© by the Reverend Alison W. Eskildsen
If anything is worth doing, do it with all your heart [undertake it firmly]. Buddha, Dhammapada-313
Commitment is what transforms a promise into reality. Abraham Lincoln
I meant what I said and I said what I meant, an elephant’s faithful one hundred percent! Horton Hatches the Egg by Dr. Seuss (Theodore S. Geisel)
What is a promise if not your hand in mine? Alice Walker, A Poem Travelled Down My Arm
Story: A live-acted retelling of Horton Hatches the Egg, by Dr. Seuss
Reflection: (text approximate from an interactive all-ages service)
Thank you, storytellers!
How would you describe Horton the elephant? What characteristics did he have?
Yes…Gentle, faithful, kind, trustworthy, loyal, and more.
Horton sympathized with Mayzie’s need for a vacation and he trusted her promise not to be gone long. So he promised Mayzie to be faithful, to sit on her egg until she returned. Despite his own boredom, being bullied and laughed at by friends, threatened by hunters, and becoming a circus side-show, he did not break his promise. He stayed true to his word in the face of winter’s snow and sleet, and the danger posed by heartless hunters. /
Is Horton someone to admire? Yes…for his courage and integrity.
What about Mayzie? No…we don’t admire her.
She had little integrity. She deceived Horton by saying she’d return in just a short time. While Mayzie was off having fun, she decided never to return. Mayzie was irresponsible, shirking her duties to love and care for the hatchling growing inside the egg. If the circus hadn’t arrived
near her beach, she wouldn’t have been present when the egg hatched. Selfishly, she wouldn’t have thought to take it back, thus treating the hatchling more like a thing than a living creature.
Is Mayzie to be admired? No.
But I think there’s one thing worse than even all these things. I believe Mayzie violated Unitarian Universalism’s First Principle – that we should treat each person or living thing with respect.
Can you tell me how Mayzie disrespected Horton?
Is it respectful to lie or break promises to someone helping you out? No. She would show respect by being honest and keeping her promises, values we UUs affirm.

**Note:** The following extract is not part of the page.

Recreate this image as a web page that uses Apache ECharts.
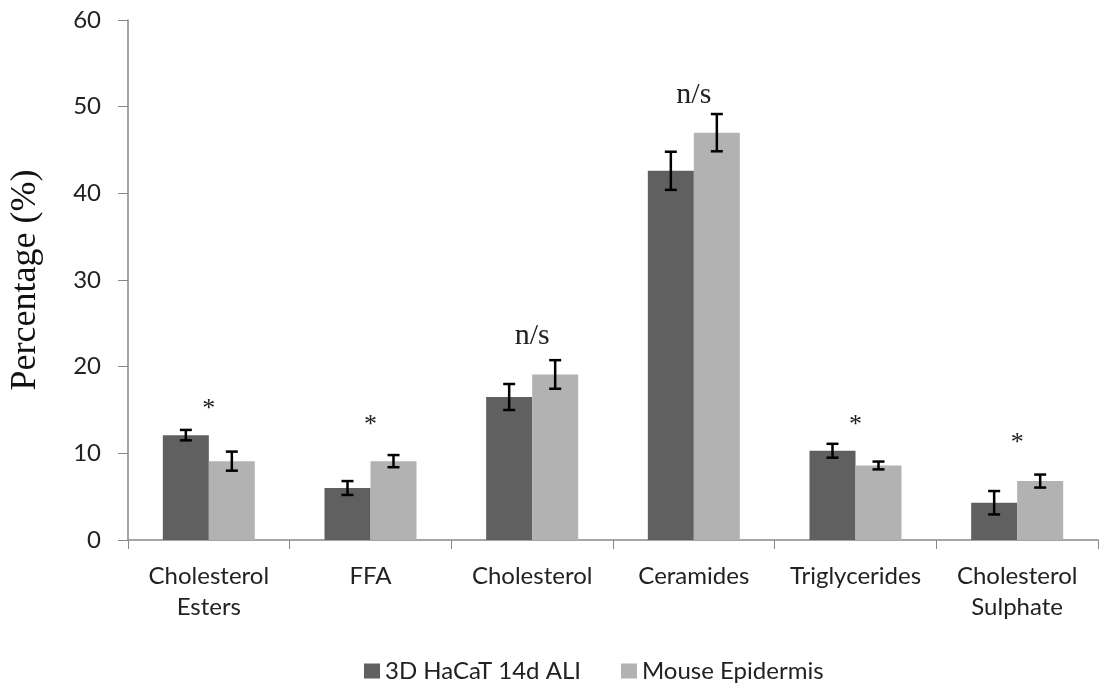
<!DOCTYPE html>
<html>
<head>
<meta charset="utf-8">
<script src="https://cdn.jsdelivr.net/npm/echarts@6/dist/echarts.min.js"></script>
<style>
  html, body { margin: 0; padding: 0; background: #fff; }
  #main { width: 1104px; height: 684px; }
</style>
</head>
<body>
<div id="main"></div>
<script>
var categories = ['Cholesterol\nEsters', 'FFA', 'Cholesterol', 'Ceramides', 'Triglycerides', 'Cholesterol\nSulphate'];
var seriesNames = ['3D HaCaT 14d ALI', 'Mouse Epidermis'];
var hacat = [12.1, 6.0, 16.5, 42.6, 10.3, 4.3];
var hacatErr = [0.6, 0.8, 1.5, 2.2, 0.8, 1.35];
var mouse = [9.1, 9.1, 19.1, 47.0, 8.6, 6.8];
var mouseErr = [1.1, 0.7, 1.65, 2.15, 0.45, 0.75];
var sigLabels = ['*', '*', 'n/s', 'n/s', '*', '*'];
var sigY = [15.1, 13.3, 23.5, 51.3, 13.3, 11.2];

var barW = 46;
var sansFont = 'Lato';
var serifFont = 'Liberation Serif';

function errorSeries(vals, errs, offset) {
  var data = vals.map(function (v, i) { return [i, v - errs[i], v + errs[i]]; });
  return {
    type: 'custom',
    silent: true,
    z: 5,
    data: data,
    renderItem: function (params, api) {
      var lo = api.coord([api.value(0), api.value(1)]);
      var hi = api.coord([api.value(0), api.value(2)]);
      var x = lo[0] + offset;
      var cap = 6;
      var st = { stroke: '#000', lineWidth: 2.5 };
      return {
        type: 'group',
        children: [
          { type: 'line', shape: { x1: x, y1: hi[1], x2: x, y2: lo[1] }, style: st },
          { type: 'line', shape: { x1: x - cap, y1: hi[1], x2: x + cap, y2: hi[1] }, style: st },
          { type: 'line', shape: { x1: x - cap, y1: lo[1], x2: x + cap, y2: lo[1] }, style: st }
        ]
      };
    }
  };
}

var myChart = echarts.init(document.getElementById('main'));
myChart.setOption({
  animation: false,
  grid: { left: 128, right: 6, top: 20, bottom: 144 },
  legend: {
    top: 654,
    left: 359,
    itemWidth: 16,
    itemHeight: 15,
    itemGap: 40,
    icon: 'rect',
    data: seriesNames,
    textStyle: { fontFamily: sansFont, fontSize: 24, color: '#222' }
  },
  xAxis: {
    type: 'category',
    data: categories,
    axisLine: { lineStyle: { color: '#888', width: 1.5 } },
    axisTick: { show: true, length: 9, lineStyle: { color: '#888' } },
    axisLabel: {
      interval: 0,
      hideOverlap: false,
      fontFamily: sansFont,
      fontSize: 24,
      color: '#222',
      margin: 21,
      lineHeight: 31
    }
  },
  yAxis: {
    type: 'value',
    min: 0,
    max: 60,
    interval: 10,
    name: 'Percentage (%)',
    nameLocation: 'middle',
    nameGap: 84,
    nameTextStyle: { fontFamily: serifFont, fontSize: 36, color: '#111' },
    splitLine: { show: false },
    axisLine: { show: true, lineStyle: { color: '#888', width: 1.5 } },
    axisTick: { show: true, length: 10, lineStyle: { color: '#888' } },
    axisLabel: { fontFamily: sansFont, fontSize: 24, color: '#222', margin: 27 }
  },
  series: [
    {
      name: seriesNames[0],
      type: 'bar',
      data: hacat,
      barWidth: barW,
      barGap: '0%',
      itemStyle: { color: '#606060' }
    },
    {
      name: seriesNames[1],
      type: 'bar',
      data: mouse,
      barWidth: barW,
      barGap: '0%',
      itemStyle: { color: '#b2b2b2' }
    },
    errorSeries(hacat, hacatErr, -barW / 2),
    errorSeries(mouse, mouseErr, barW / 2),
    {
      type: 'custom',
      silent: true,
      z: 6,
      data: sigY.map(function (v, i) { return [i, v]; }),
      renderItem: function (params, api) {
        var p = api.coord([api.value(0), api.value(1)]);
        var txt = sigLabels[params.dataIndex];
        return {
          type: 'text',
          x: p[0],
          y: p[1],
          style: {
            text: txt,
            fill: '#222',
            font: (txt === '*' ? '26px ' : '30px ') + '"' + serifFont + '"',
            align: 'center',
            verticalAlign: 'middle'
          }
        };
      }
    }
  ]
});
</script>
</body>
</html>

Mayzie used Horton for her own ends. She didn’t respect that Horton had his own needs and wants. She put Horton in danger in her quest for an easy, free life. Mayzie. She didn’t give Horton a chance to make his own decision about whether to allow Mayzie to take a long vacation or even adopt her egg. He might have said yes.
Sadly, Mayzie’s behavior might look like ours when we consider our own needs above and beyond anyone else’s. It’s easy to think selfishly that our needs are more important. Yes, our individual needs matter, but if we give no thought to the needs of other people or beings, we’ll be disrespectful and we actually might harm others unknowingly.
Also, if we are so concerned about our own fun, comfort, or fragility, we may never respond to big challenges that help us learn and grow or require us to work with others who may differ from ourselves. As our 7th Principle affirms, our lives are interconnected and interdependent. Our actions affect others.
Do you trust Mayzie? Is she someone you’d like to become friends with?
No, because Mayzie is selfish and untrustworthy. Good relationships depend on trust and mutual respect. People like Mayzie are difficult to befriend.
Do you trust Horton? Do you want Horton to be your friend?
Yes, because Horton is dependable. He means what he says, 100 percent. /
Horton’s behavior raises a question about how far we should go to keep a promise? Must all promises be kept, no matter what?
Do we keep our promises when it gets difficult or threatens our life? Do you think Horton should have abandoned the egg?
How much inconvenience we’re willing to put up with may depend on the promise. Keeping a New Year’s resolution to forgo candy may not be worth it. Keeping a marriage vow typically is worth some inconvenience, even worth risking one’s life. But everyday promises usually lie between those extreme promises, such as completing homework assignments, raising children, and fulfilling expectations here.
May our UU Principles and this community help guide us in knowing when to make, how to keep, and even when to break promises.
May it be so.
Questions for Reflection & Discussion
- Has someone failed to fulfill a promise to you? If so, how did that make you feel? Have you
broken a promise? How did that make you feel?
- What helps you keep your promises, even in the face of challenges? What promises have you
found most difficult to keep?
- Do you feel you’ve made a promise to UUFA or Unitarian Universalism? Is there a personal
‘cost’ or expectation to be a UU? Have you received unexpected rewards for being UU?